Not only are Canadians moving to western Canada and staying there, he noted, but new immigrants are also choosing to come directly to the region rather than starting their lives first in Ontario.

For example, population growth doubled in Manitoba over the last census period, mostly due to the fact that twice as many immigrants chose the province this time around.

And with these moves west come more service-oriented jobs that help root people in a particular region for the long haul.

"We don't bounce back and forth in terms of where we live. These kinds of transformations are slower moving than economic transformations, but significant because they have a staying power that's really important," said Mr. Gibbins.

"I think we're seeing an amalgamation of things that are all reinforcing one another in terms of the growing demographic and political and economic importance of the region."

Parliament partly recognized the demographic shift last December, when it passed a bill that would add seats to the fastest growing provinces – Ontario will get 15 more seats, Alberta and British Columbia will each receive six more seats, and Quebec three to maintain its proportional representation.

All this plays well into the political fortunes of the Conservatives, who managed to keep their hold on Western Canada while snapping up huge swaths of Ontario during the last election on May 2. They won a paltry five seats in Quebec.

Mr. Harper's focus on some of the most ethnically diverse ridings in the Greater Toronto Area wound up paying off in spades. Those areas are expected to gain more seats when the new maps are drawn up – take Milton, Ont., which saw its population grow by 56.5 per cent in five years, or the Whitchurch-Stouffville area northeast of Toronto, which grew by 55 per cent.

But perhaps even more notable is the rapid growth of western Canadian cities. Fourteen of the 15 census areas with the highest growth were in the West, and 10 of them in Alberta.

"I think it just means that the western Canadian impact on national politics is not a blip, it's not going to go away," said Mr. Gibbins.

"It's getting harder and harder to imagine a national government being formed that doesn't have strong representation from western Canada, just because the demography has reached the point where you can't do the math."

Where exactly then does this leave the opposition parties, which have huge challenges in Western Canada?

The Conservatives hold all but two seats in Alberta and Saskatchewan, and 11 of 14 in Manitoba. In British Columbia, 60 per cent of the federal seats went to the Tories.

Matthew Mendelsohn, director of the Mowat Centre for Policy Innovation, says the key for the NDP and the Liberals will be to emulate what the Conservatives have done to survive.

"They have targeted particular ridings with particular ideological makeups or interests or ethnic makeups and have developed strategies to appeal to those specific ridings," said Mr. Mendelsohn.

"I think that kind of micro-campaigning is part of the reality now...one would see the NDP or the Liberals not trying to appeal to the West but to identify interests, communities, constituencies, where they have something compelling to offer."

How to further entrench the support of certain "near customers" of the Conservative party across the country will be one of the topics of the Manning Centre's upcoming networking conference in Ottawa.

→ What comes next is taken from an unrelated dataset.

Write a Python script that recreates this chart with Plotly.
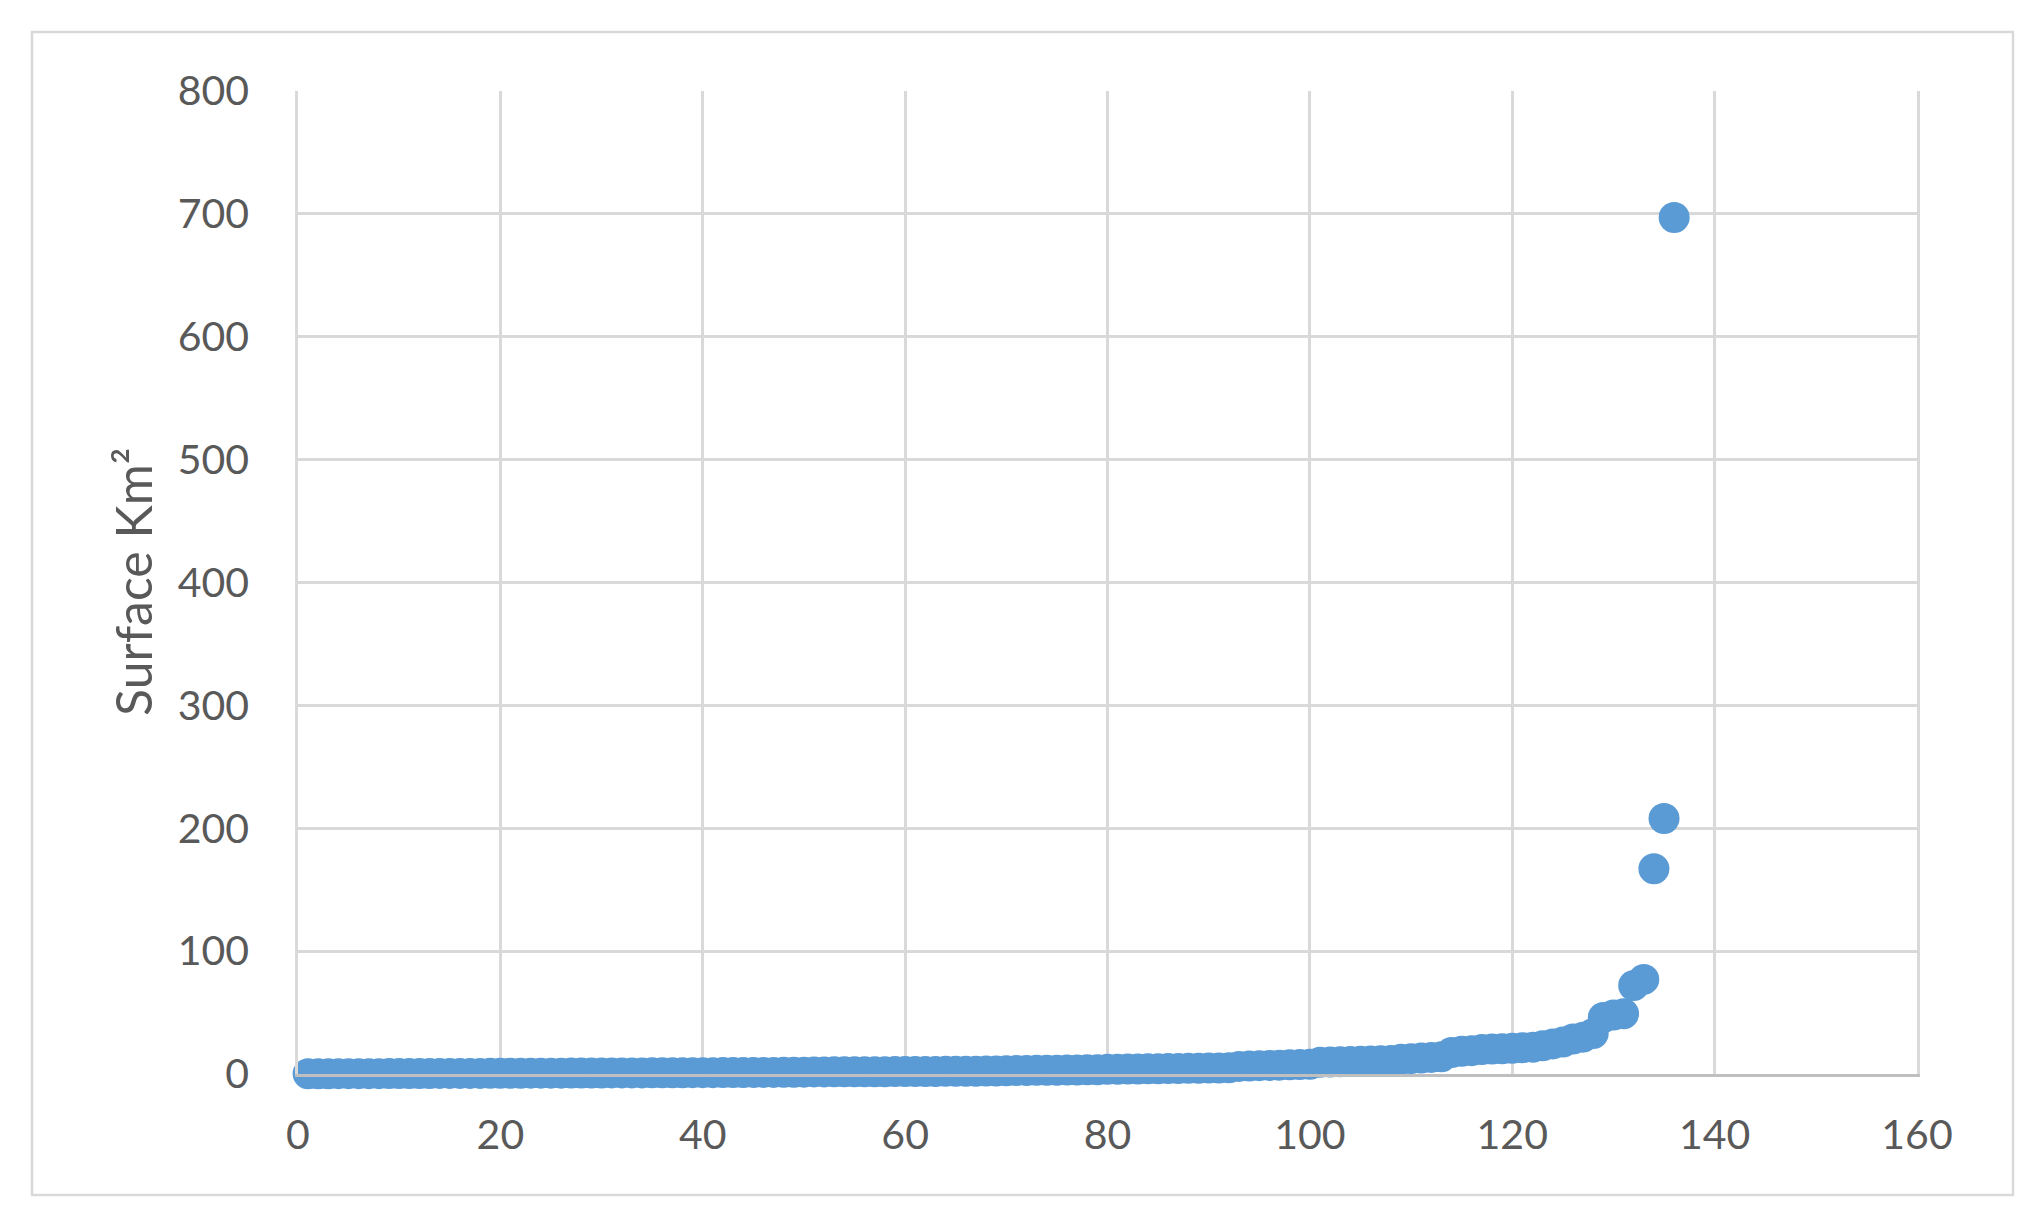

Mr. Manning, who helped articulate the frustrations of Western Canada while at the helm of the Reform party, said there's still a concern with all this shift in focus.

"I think one of the worries in all of this is the region east of the Ottawa River is declining in political influence, but more seriously declining in its economic capacity," he said.

"That should be a worry not just folks east of the Ottawa River or the federal government, but of concern to every part of the country, including the West."